Viola da Gamba (image credit: M. Hunter 2020)

My journey as a musician has been shaped by a deep curiosity for sound, expression, and collaboration. Music began for me at birth—growing up in my mother’s home-based piano school, Children of Note, and surrounded by her Early Music collaborators in their Lyrebird Ensemble. I began classical violin at age six and was eventually drawn to the deeper resonance of the viola in my teenage years. Around this time, I turned away from Western Classical Art Music, turning instead to artists like John Cale (Velvet Underground) and Laurie Anderson, who expanded my sense of what string instruments could express.

My curiosity about diverse bowed string traditions led me to study the esraj from India, to explore Turkish violin techniques, and to immerse myself in Celtic music. But alongside these studies, a question emerged that still drives my practice: what is my music from this place?

That question led me to compose with fellow Australian musicians and to explore experimental, contemporary, and improvised sound worlds. Much of my work unfolds in collaboration—with dancers, theatre makers, and visual artists—where I find fertile ground in the intersection of gesture, resonance, and relational listening.

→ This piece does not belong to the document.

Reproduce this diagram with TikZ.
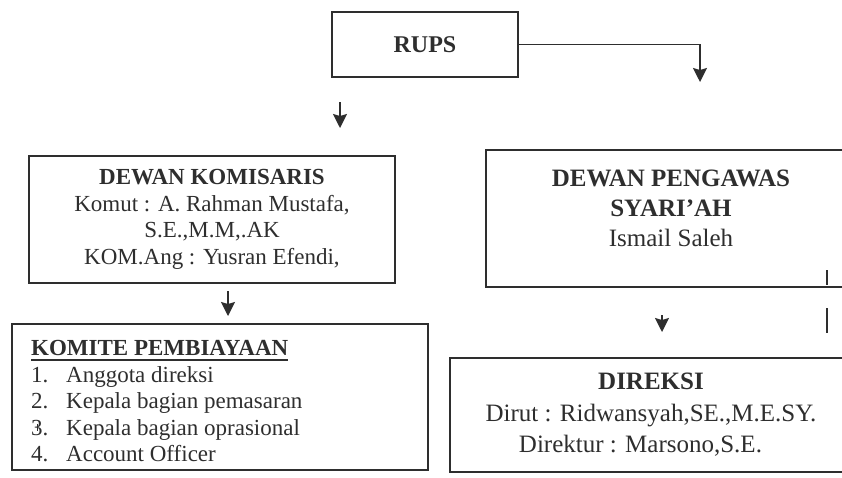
\documentclass[tikz,border=0pt]{standalone}
\usepackage{fontspec}
\setmainfont{Liberation Serif}
\usetikzlibrary{arrows.meta,positioning}
\tikzset{>={Stealth[length=14pt,width=14pt,inset=2pt]}}
\definecolor{ink}{gray}{0.18}
\tikzset{
  box/.style={draw=ink, line width=2pt, rectangle, inner sep=0pt, text=ink, align=center},
  isi/.style={inner sep=0pt, text=ink},
  conn/.style={draw=ink, line width=1.6pt, ->},
  kecil/.style={font=\fontsize{23}{26.5}\selectfont},
  besar/.style={font=\fontsize{25}{30}\selectfont},
}
\newcommand{\kitem}[2]{\makebox[35pt][l]{#1}#2}
\newcommand{\garis}[1]{\setbox0\hbox{#1}\rlap{\raisebox{-5pt}{\rule{\wd0}{2pt}}}\box0}

\begin{document}
\begin{tikzpicture}[x=1pt,y=-1pt]
\useasboundingbox (0,0) rectangle (842,477);
\clip (0,0) rectangle (842,477);

\node[box, font=\fontsize{24}{28}\selectfont, minimum width=186pt, minimum height=65pt] (rups) at (425,44.5) {\textbf{RUPS}};

\node[box, kecil, minimum width=366pt, minimum height=127pt] (komisaris) at (212,219.5)
  {\textbf{DEWAN KOMISARIS}\\Komut : A. Rahman Mustafa,\\S.E.,M.M,.AK\\KOM.Ang : Yusran Efendi,};

\node[box, minimum width=370pt, minimum height=137pt] (pengawas) at (671,218.5) {};
\node[isi, besar, align=center, below=21pt of pengawas.north] (pengawastext)
  {\textbf{DEWAN PENGAWAS}\\\textbf{SYARI'AH}\\Ismail Saleh};

\node[box, minimum width=416pt, minimum height=146pt] (komite) at (220,397) {};
\node[isi, kecil, align=left, below right=17.5pt and 20pt of komite.north west] (komitetext)
  {\garis{\textbf{KOMITE PEMBIAYAAN}}\\
   \kitem{1.}{Anggota direksi}\\
   \kitem{2.}{Kepala bagian pemasaran}\\
   \kitem{3.}{Kepala bagian oprasional}\\
   \kitem{4.}{Account Officer}};

\node[box, font=\fontsize{25}{31.5}\selectfont, minimum width=402pt, minimum height=114pt] (direksi) at (651,415)
  {\textbf{DIREKSI}\\Dirut : Ridwansyah,SE.,M.E.SY.\\Direktur : Marsono,S.E.\hspace*{21pt}};

\coordinate (rupskanan) at (700,82);
\coordinate (panahkiri) at (340,102);
\coordinate (panahkomite) at (228,291);
\coordinate (panahdireksi) at (662,315);

\draw[conn] (rups.east) -| (rupskanan);
\draw[conn] (panahkiri) -- ++(0,26);
\draw[conn] (panahkomite) -- ++(0,25);
\draw[conn] (panahdireksi) -- ++(0,17);

\draw[ink, line width=1.3pt] (827,270) -- (827,285);
\draw[ink, line width=1.3pt] (827,308) -- (827,333);
\draw[ink, line width=0.8pt] (37,424) -- (37,431);
\end{tikzpicture}
\end{document}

Alongside my string practice, voice is an integral part of how I create and perform. I experience the voice as both instrument and thread—connecting breath, body, and story. I’m drawn to its capacity for presence and vulnerability, and the way it allows stories to be shared through both words and sound.

In recent years, I’ve come full circle, reconnecting with my musical roots in Baroque and Early Music through the viola da gamba—an instrument whose timbre and lineage feel like home. My approach to music is always seeking: seeking to listen, to respond, and to use sound as a transformative, connective force.